June 25, 2010
HP Unveils Affordable Educational Netbook
The VAR Guy
Dave Courbanou writes about a new netbook from HP which targets the education sector.
“HP Mini 100e ‘Education Edition’ has been designed for durability and the unique needs of classroom computing. Plus, HP has outfitted it with hardware and software tools to make it interactive. The HP Mini 100e is ruggedized with a spill-resistant keyboard, and an LED notification for when a PC is connected to a network, letting instructors know at a glance if student’s machines are working. And of course, there’s all the features you’d expect, like WiFi, but some you wouldn’t – like dial-up.”
Samsung plans to double its smartphone share by end of year, jump ahead of HTC and Motorola
Engadget
Thomas Ricker shares Samsung’s smartphone growth objectives for the year.
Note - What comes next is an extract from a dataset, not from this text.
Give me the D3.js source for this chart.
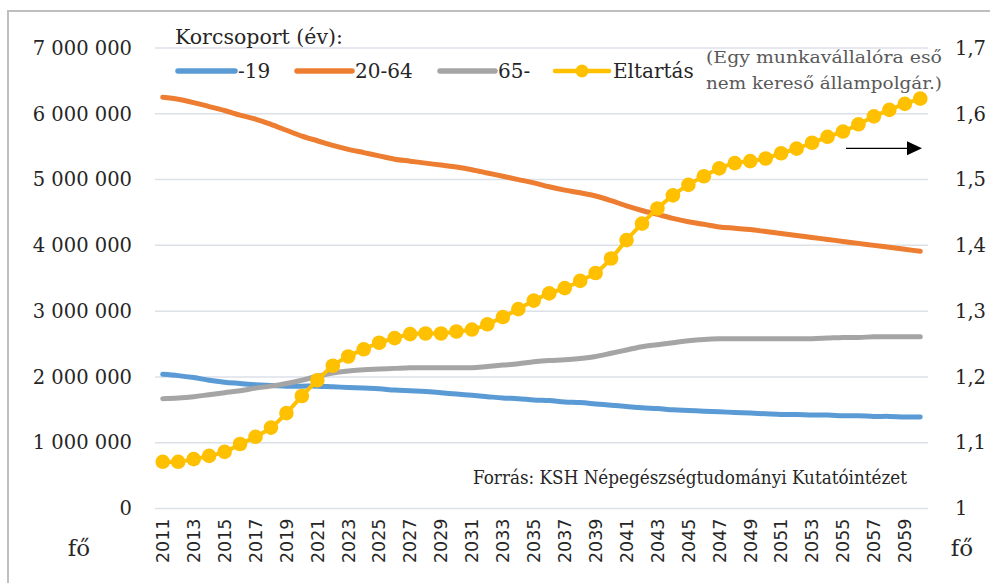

“More than 10 per cent of worldwide smartphone market share: that’s where Samsung plans to be, on triple its current handset volume, by the end of 2010 according to Lee Donjoo, senior vice-president of the company’s Mobile Communications division. Mind you, such a jump would be staggering in terms of growth with Samsung owning less than five per cent of global smartphone market share currently. A move to 10 per cent would place them at number four globally according to IDC’s numbers, behind Nokia, RIM, and Apple.”
AMD unveils new Opterons, Firestream add-in boards
Ars Technica
Jon Stokes shares some details about AMD’s new processor series, aimed at cloud computing.
“It’s not enough to make a power-efficient server or processor anymore; no, you also have to package it as being for ‘the Cloud.’ As a four- and six-core server part for one- and two-socket systems, Lisbon is definitely more traditional than the more exotic cloud-specific products that have been mooted recently. The latter have been aimed at Intel’s Xeon as the epitome of the traditional, performance-oriented, chronically underutilized server processor, while AMD hopes to slot Lisbon in right beneath Xeon in the price/performance ladder.”